• [AIM OF THE EXERCISE] Quote the listing below in full and exactly as written, but omit every picture.

• [RECORDED INFORMATION]
━━━━
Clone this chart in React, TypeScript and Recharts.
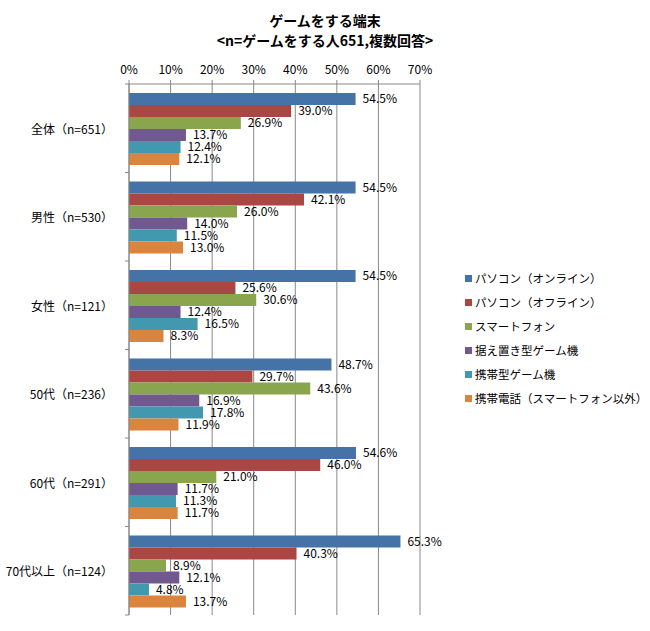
import React from 'react';
import { Bar, BarChart, CartesianGrid, LabelList, XAxis, YAxis } from 'recharts';

const categories = ['全体（n=651）', '男性（n=530）', '女性（n=121）', '50代（n=236）', '60代（n=291）', '70代以上（n=124）'];
const seriesNames = ['パソコン（オンライン）', 'パソコン（オフライン）', 'スマートフォン', '据え置き型ゲーム機', '携帯型ゲーム機', '携帯電話（スマートフォン以外）'];
const pcOnline = [54.5, 54.5, 54.5, 48.7, 54.6, 65.3];
const pcOffline = [39.0, 42.1, 25.6, 29.7, 46.0, 40.3];
const smartphone = [26.9, 26.0, 30.6, 43.6, 21.0, 8.9];
const homeConsole = [13.7, 14.0, 12.4, 16.9, 11.7, 12.1];
const handheld = [12.4, 11.5, 16.5, 17.8, 11.3, 4.8];
const featurePhone = [12.1, 13.0, 8.3, 11.9, 11.7, 13.7];
const xTicks = [0, 10, 20, 30, 40, 50, 60, 70];

const seriesKeys = ['s0', 's1', 's2', 's3', 's4', 's5'];
const seriesValues = [pcOnline, pcOffline, smartphone, homeConsole, handheld, featurePhone];
const colors = ['#4572A7', '#AA4643', '#89A54E', '#71588F', '#4198AF', '#DB843D'];

const data = categories.map((name, i) => {
  const row: Record<string, string | number> = { name };
  seriesKeys.forEach((k, j) => (row[k] = seriesValues[j][i]));
  return row;
});

const FONT = "'Noto Sans CJK JP', sans-serif";
const W = 650;
const H = 631;
const PLOT_TOP = 84;
const PLOT_BOTTOM = 615;
const PLOT_LEFT = 129;
const PLOT_RIGHT = 420;
const AXIS_H = 20;
const BAND = (PLOT_BOTTOM - PLOT_TOP) / categories.length;

const CategoryTick = (props: any) => {
  const { x, y, payload, index } = props;
  return (
    <g>
      <text x={x - 16} y={y} textAnchor="end" dominantBaseline="central" fontSize={12} fill="#000" fontFamily={FONT}>
        {payload.value}
      </text>
      <line x1={x - 4} x2={x} y1={y - BAND / 2} y2={y - BAND / 2} stroke="#888" />
      {index === categories.length - 1 && (
        <line x1={x - 4} x2={x} y1={y + BAND / 2} y2={y + BAND / 2} stroke="#888" />
      )}
    </g>
  );
};

const App: React.FC = () => (
  <div style={{ position: 'absolute', left: 0, top: 0, width: W, height: H, background: '#fff', fontFamily: FONT }}>
    <div style={{ position: 'absolute', top: 10, width: W, textAlign: 'center', fontWeight: 'bold', fontSize: 14, lineHeight: '20px' }}>
      <div>ゲームをする端末</div>
      <div>{'<n=ゲームをする人651,複数回答>'}</div>
    </div>
    <BarChart
      width={W}
      height={H}
      data={data}
      layout="vertical"
      margin={{ top: PLOT_TOP - AXIS_H, right: W - PLOT_RIGHT, bottom: H - PLOT_BOTTOM, left: 0 }}
      barCategoryGap={9}
      barGap={0}
      style={{ position: 'absolute', left: 0, top: 0 }}
    >
      <CartesianGrid horizontal={false} stroke="#888" />
      <XAxis
        type="number"
        orientation="top"
        domain={[0, 70]}
        ticks={xTicks}
        tickFormatter={(v: number) => `${v}%`}
        height={AXIS_H}
        stroke="#888"
        tickSize={4}
        tickMargin={6}
        tick={{ fill: '#000', fontSize: 12, fontFamily: FONT }}
      />
      <YAxis
        type="category"
        dataKey="name"
        width={PLOT_LEFT}
        stroke="#888"
        tickLine={false}
        tickSize={0}
        tickMargin={0}
        tick={<CategoryTick />}
      />
      {seriesKeys.map((k, j) => (
        <Bar key={k} dataKey={k} name={seriesNames[j]} fill={colors[j]} isAnimationActive={false}>
          <LabelList
            dataKey={k}
            position="right"
            offset={7}
            fontSize={12}
            fill="#000"
            fontFamily={FONT}
            formatter={(v: any) => `${Number(v).toFixed(1)}%`}
          />
        </Bar>
      ))}
    </BarChart>
    <div style={{ position: 'absolute', left: 465, top: 266 }}>
      {seriesNames.map((n, j) => (
        <div key={n} style={{ display: 'flex', alignItems: 'center', height: 24, fontSize: 11.5 }}>
          <span style={{ width: 7, height: 7, background: colors[j], marginRight: 3 }} />
          <span>{n}</span>
        </div>
      ))}
    </div>
  </div>
);

export default App;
━━━━
• [SOLUTION TO THIS TASK]
Clone this chart in React, TypeScript and Recharts.
import React from 'react';
import { Bar, BarChart, CartesianGrid, LabelList, XAxis, YAxis } from 'recharts';

const categories = ['全体（n=651）', '男性（n=530）', '女性（n=121）', '50代（n=236）', '60代（n=291）', '70代以上（n=124）'];
const seriesNames = ['パソコン（オンライン）', 'パソコン（オフライン）', 'スマートフォン', '据え置き型ゲーム機', '携帯型ゲーム機', '携帯電話（スマートフォン以外）'];
const pcOnline = [54.5, 54.5, 54.5, 48.7, 54.6, 65.3];
const pcOffline = [39.0, 42.1, 25.6, 29.7, 46.0, 40.3];
const smartphone = [26.9, 26.0, 30.6, 43.6, 21.0, 8.9];
const homeConsole = [13.7, 14.0, 12.4, 16.9, 11.7, 12.1];
const handheld = [12.4, 11.5, 16.5, 17.8, 11.3, 4.8];
const featurePhone = [12.1, 13.0, 8.3, 11.9, 11.7, 13.7];
const xTicks = [0, 10, 20, 30, 40, 50, 60, 70];

const seriesKeys = ['s0', 's1', 's2', 's3', 's4', 's5'];
const seriesValues = [pcOnline, pcOffline, smartphone, homeConsole, handheld, featurePhone];
const colors = ['#4572A7', '#AA4643', '#89A54E', '#71588F', '#4198AF', '#DB843D'];

const data = categories.map((name, i) => {
  const row: Record<string, string | number> = { name };
  seriesKeys.forEach((k, j) => (row[k] = seriesValues[j][i]));
  return row;
});

const FONT = "'Noto Sans CJK JP', sans-serif";
const W = 650;
const H = 631;
const PLOT_TOP = 84;
const PLOT_BOTTOM = 615;
const PLOT_LEFT = 129;
const PLOT_RIGHT = 420;
const AXIS_H = 20;
const BAND = (PLOT_BOTTOM - PLOT_TOP) / categories.length;

const CategoryTick = (props: any) => {
  const { x, y, payload, index } = props;
  return (
    <g>
      <text x={x - 16} y={y} textAnchor="end" dominantBaseline="central" fontSize={12} fill="#000" fontFamily={FONT}>
        {payload.value}
      </text>
      <line x1={x - 4} x2={x} y1={y - BAND / 2} y2={y - BAND / 2} stroke="#888" />
      {index === categories.length - 1 && (
        <line x1={x - 4} x2={x} y1={y + BAND / 2} y2={y + BAND / 2} stroke="#888" />
      )}
    </g>
  );
};

const App: React.FC = () => (
  <div style={{ position: 'absolute', left: 0, top: 0, width: W, height: H, background: '#fff', fontFamily: FONT }}>
    <div style={{ position: 'absolute', top: 10, width: W, textAlign: 'center', fontWeight: 'bold', fontSize: 14, lineHeight: '20px' }}>
      <div>ゲームをする端末</div>
      <div>{'<n=ゲームをする人651,複数回答>'}</div>
    </div>
    <BarChart
      width={W}
      height={H}
      data={data}
      layout="vertical"
      margin={{ top: PLOT_TOP - AXIS_H, right: W - PLOT_RIGHT, bottom: H - PLOT_BOTTOM, left: 0 }}
      barCategoryGap={9}
      barGap={0}
      style={{ position: 'absolute', left: 0, top: 0 }}
    >
      <CartesianGrid horizontal={false} stroke="#888" />
      <XAxis
        type="number"
        orientation="top"
        domain={[0, 70]}
        ticks={xTicks}
        tickFormatter={(v: number) => `${v}%`}
        height={AXIS_H}
        stroke="#888"
        tickSize={4}
        tickMargin={6}
        tick={{ fill: '#000', fontSize: 12, fontFamily: FONT }}
      />
      <YAxis
        type="category"
        dataKey="name"
        width={PLOT_LEFT}
        stroke="#888"
        tickLine={false}
        tickSize={0}
        tickMargin={0}
        tick={<CategoryTick />}
      />
      {seriesKeys.map((k, j) => (
        <Bar key={k} dataKey={k} name={seriesNames[j]} fill={colors[j]} isAnimationActive={false}>
          <LabelList
            dataKey={k}
            position="right"
            offset={7}
            fontSize={12}
            fill="#000"
            fontFamily={FONT}
            formatter={(v: any) => `${Number(v).toFixed(1)}%`}
          />
        </Bar>
      ))}
    </BarChart>
    <div style={{ position: 'absolute', left: 465, top: 266 }}>
      {seriesNames.map((n, j) => (
        <div key={n} style={{ display: 'flex', alignItems: 'center', height: 24, fontSize: 11.5 }}>
          <span style={{ width: 7, height: 7, background: colors[j], marginRight: 3 }} />
          <span>{n}</span>
        </div>
      ))}
    </div>
  </div>
);

export default App;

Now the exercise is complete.